Because they provide such detailed insights into people's domestic and working lives, wills and inventories have become very popular with historians over the past few decades. Unfortunately, though, they give an impression of the past which is most definitely "skewed". If you had little or no property, you were most unlikely to leave a will or to have your goods inventoried after your death. But in spite of this, historians have often found it an irresistible temptation to generalise about living standards and working practices within particular communities or occupational groupings, largely on the basis of their evidence.

The Elizabethan and early Stuart period in Norton parish is one of the few times and places where it is possible to look at a good run of wills and inventories, within the context provided by well-kept parish registers. As a result we can put the families and individuals who emerge from wills and inventories in their place, rather than treating them as representative of that place.

*************

I could have spent months - or years - doing this piece of work more thoroughly. Chapter III, which looks at the occupational groupings in Elizabethan and early Stuart Norton, is reasonably comprehensive, apart from the non-metalworking craftsmen who have received somewhat uneven treatment. Chapter IV tries to pinpoint some of the social patterns which emerge from the registers: this could have been taken a good deal further. Some aspects of Elizabethan life which to many people are unexpected, can be spotted quite easily by scanning through the database print-outs. This is true of bridal pregnancies, and of patterns of remarriage amongst widowed men. But you have to make more complicated connections, for instance, with widowed women because of surname changes.

One task which is obviously possible, but which I simply have not had time for, is a meticulous analysis of family sizes and structures. This would be well worth the effort involved, because it is one of the few ways that we can begin to think about what women's lives were like in this kind of a society. How much of their married lives did they spend being pregnant? What was the likelihood of dying in or as a result of childbirth? What might your expectations be at the birth of a new child, in terms of that child's future? I have compiled a few case-studies of individual women's experiences in Elizabethan Norton, but when you do this there is an obvious tendency to dwell on the most heart-rending examples. I feel that a systematic analysis would make my underlying arguments more convincing; but I do not think it could have transformed a fundamentally distressing picture of daily life, into a happy and joyful one. I would be very pleased if somebody else wanted to make use of the data I have put on disk in order to take this work further.

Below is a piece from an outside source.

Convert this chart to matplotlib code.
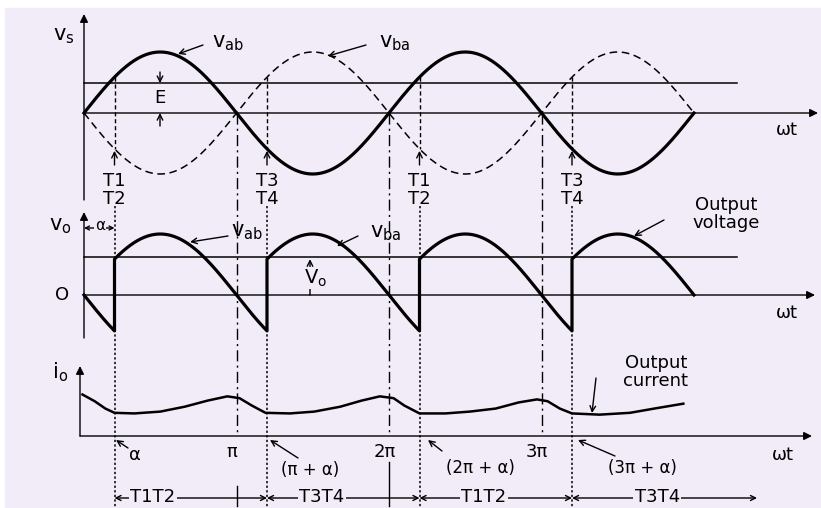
import numpy as np
from matplotlib import pyplot as plt
from matplotlib.patches import Rectangle

plt.rcParams['mathtext.fontset'] = 'dejavusans'

# waveform parameters (angles in units of pi, levels / peak of v_s)
alpha = 0.2
E_level = 0.49
Vo_level = 0.62
n_half = 4

# output current, read point by point (wt / pi , i_o / peak of v_s)
wt_io = [-0.01, 0.07, 0.14, 0.20, 0.33, 0.50, 0.66, 0.81, 0.94, 1.02, 1.10, 1.19,
         1.35, 1.51, 1.68, 1.82, 1.94, 2.03, 2.10, 2.20, 2.37, 2.53, 2.70, 2.85,
         2.97, 3.04, 3.12, 3.20, 3.38, 3.58, 3.74, 3.93]
io = [0.68, 0.57, 0.45, 0.38, 0.37, 0.40, 0.48, 0.58, 0.65, 0.62, 0.50, 0.38,
      0.37, 0.40, 0.48, 0.58, 0.65, 0.62, 0.50, 0.37, 0.37, 0.40, 0.45, 0.55,
      0.60, 0.57, 0.45, 0.37, 0.35, 0.38, 0.45, 0.53]

fire_labels = ['T1\nT2', 'T3\nT4', 'T1\nT2', 'T3\nT4']
period_labels = ['T1T2', 'T3T4', 'T1T2', 'T3T4']
pi_labels = ['π', '2π', '3π']
fire_angle_labels = ['α', '(π + α)', '(2π + α)', '(3π + α)']

# layout: one axes over the whole figure, x in wt/pi, y in pixel rows
X0 = 84.
PX_PI = 152.5
zero = [113., 295., 436.]
SC = 61.

def row(p, v):
    return zero[p] - SC * np.asarray(v)

bg = '#f1ecf8'
fig = plt.figure(figsize=(8.21, 5.08), dpi=100)
ax = fig.add_axes([0, 0, 1, 1])
ax.set_facecolor('none')
ax.set_xlim(-X0 / PX_PI, (821 - X0) / PX_PI)
ax.set_ylim(508, 0)
ax.axis('off')
ax.add_patch(Rectangle((0.006, 0), 1, 0.984, transform=ax.transAxes,
                       color=bg, zorder=-10))

k_ = 'k'
fs = 13
arr = dict(arrowstyle='->', lw=1.0, color=k_, shrinkA=0, shrinkB=0)

def arrow(x0, y0, x1, y1, style='->', ms=10):
    a = dict(arr)
    a['arrowstyle'] = style
    a['mutation_scale'] = ms
    ax.annotate('', xy=(x1, y1), xytext=(x0, y0), arrowprops=a)

def px(x):
    return (x - X0) / PX_PI

x_end = px(737)

# ---------- supply voltage panel
th = np.linspace(0, n_half, 800)
vab = np.sin(np.pi * th)
ax.plot(th, row(0, vab), color=k_, lw=2.3)
ax.plot(th, row(0, -vab), color=k_, lw=1.1, ls=(0, (5, 3)))
ax.plot([0, x_end], row(0, [E_level, E_level]), color=k_, lw=1.1)
arrow(0, zero[0], px(818), zero[0], '-|>', 12)
arrow(0, 200, 0, 14, '-|>', 12)

s = np.sin(np.pi * alpha)
for k in range(n_half):
    x = alpha + k
    ax.plot([x, x], row(0, [s, -s]), color=k_, lw=1.0, ls=(0, (3, 2)))
    arrow(x, 165, x, row(0, -s) + 2)
    ax.text(x, 190, fire_labels[k], ha='center', va='center', fontsize=fs,
            linespacing=0.95)
    ax.plot([x, x], [206, 508], color=k_, lw=1.1, ls=(0, (1.5, 1.5)))

for k, lab in enumerate(pi_labels):
    x = k + 1
    ax.plot([x, x], [zero[0], 432], color=k_, lw=1.0, ls=(0, (8, 3, 1.5, 3)))

ax.plot([1, 1], [486, 506], color=k_, lw=1.0)
ax.plot([2, 2], [462, 506], color=k_, lw=1.0)

ax.text(px(64), 36, r'$\mathsf{v_s}$', ha='center', va='center', fontsize=fs + 2)
ax.text(px(228), 43, r'$\mathsf{v_{ab}}$', ha='center', va='center', fontsize=fs + 2)
arrow(px(203), 45, px(178), 54)
ax.text(px(395), 43, r'$\mathsf{v_{ba}}$', ha='center', va='center', fontsize=fs + 2)
arrow(px(366), 45, px(328), 56)
ax.text(px(160), 98, 'E', ha='center', va='center', fontsize=fs)
arrow(px(160), 72, px(160), row(0, E_level))
arrow(px(160), 126, px(160), zero[0])
ax.text(px(787), 130, 'ωt', ha='center', va='center', fontsize=fs)

# ---------- output voltage panel
seg_x = [np.linspace(0, alpha, 40)]
seg_v = [-np.sin(np.pi * seg_x[0])]
for k in range(n_half):
    t = np.linspace(alpha + k, min(alpha + k + 1, n_half), 200)
    seg_x.append(t)
    seg_v.append(np.sin(np.pi * (t - k)))
ax.plot(np.concatenate(seg_x), row(1, np.concatenate(seg_v)), color=k_, lw=2.3)
ax.plot([0, x_end], row(1, [Vo_level, Vo_level]), color=k_, lw=1.1)
arrow(0, zero[1], px(815), zero[1], '-|>', 12)
arrow(0, 338, 0, 212, '-|>', 12)

ax.text(px(60), 226, r'$\mathsf{v_o}$', ha='center', va='center', fontsize=fs + 2)
arrow(0, 228, alpha, 228, '<->', 7)
ax.text(px(100), 226, 'α', ha='center', va='center', fontsize=fs - 2,
        bbox=dict(facecolor=bg, edgecolor='none', pad=0.5))
ax.text(px(62), 295, 'O', ha='center', va='center', fontsize=fs)
ax.text(px(247), 232, r'$\mathsf{v_{ab}}$', ha='center', va='center', fontsize=fs + 2)
arrow(px(228), 236, px(190), 242)
ax.text(px(386), 233, r'$\mathsf{v_{ba}}$', ha='center', va='center', fontsize=fs + 2)
arrow(px(358), 236, px(337), 246)
arrow(px(310), zero[1], px(310), row(1, Vo_level) + 2)
ax.text(px(316), 278, r'$\mathsf{V_o}$', ha='center', va='center', fontsize=fs + 1,
        bbox=dict(facecolor=bg, edgecolor='none', pad=0.5))
ax.text(px(726), 214, 'Output\nvoltage', ha='center', va='center', fontsize=fs,
        linespacing=1.0)
arrow(px(664), 220, px(634), 236)
ax.text(px(787), 313, 'ωt', ha='center', va='center', fontsize=fs)

# ---------- output current panel
ax.plot(wt_io, row(2, io), color=k_, lw=1.8)
arrow(px(80), zero[2], px(812), zero[2], '-|>', 12)
arrow(px(80), zero[2], px(80), 366, '-|>', 12)
ax.text(px(60), 372, r'$\mathsf{i_o}$', ha='center', va='center', fontsize=fs + 2)
ax.text(px(656), 372, 'Output\ncurrent', ha='center', va='center', fontsize=fs,
        linespacing=1.0)
arrow(px(596), 378, px(592), 413)

ax.text(px(135), 455, fire_angle_labels[0], ha='center', va='center', fontsize=fs)
arrow(px(128), 448, px(116), 440)
ax.text(px(310), 470, fire_angle_labels[1], ha='center', va='center', fontsize=fs - 1)
arrow(px(298), 458, px(270), 440)
ax.text(px(480), 468, fire_angle_labels[2], ha='center', va='center', fontsize=fs - 1)
arrow(px(442), 451, px(428), 440)
ax.text(px(642), 468, fire_angle_labels[3], ha='center', va='center', fontsize=fs - 1)
arrow(px(615), 456, px(578), 440)
for k, lab in enumerate(pi_labels):
    ax.text(k + 1 - 0.03, 452, lab, ha='center', va='center', fontsize=fs)
ax.text(px(783), 455, 'ωt', ha='center', va='center', fontsize=fs)

ends = [alpha + 1, alpha + 2, alpha + 3, px(757)]
offs = [0.25, 0.36, 0.42, 0.56]
for k in range(n_half):
    arrow(alpha + k, 498, ends[k], 498, '<->', 9)
    ax.text(alpha + k + offs[k], 497, period_labels[k], ha='center', va='center',
            fontsize=fs, bbox=dict(facecolor=bg, edgecolor='none', pad=1.0))

fig.savefig('out.png', dpi=100, facecolor='white')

Chapter V, where I look at the communities which made up Norton parish, only provides a detailed study of the little settlement at Heeley Bridgehouses, close to my home. Before I had progressed much further through the metalworking settlements along the south-easterly bank of the River Sheaf, I realised that - if I carried on at the level of in-depth detective work with which I'd set out on my historical journey around the parish from my "home base" of Heeley - it would be more or less my life's work as far as local history was concerned to get round the whole of Norton. Perhaps a greater familiarity with the computer software now available for the "family history" market, would make the job a lot quicker; and perhaps somebody living in a part of Norton which I've neglected would feel more strongly motivated to take on the very interesting task of "community reconstitution". Again, I will gladly provide the data on request; a contact address is included at the end of the Bibliography.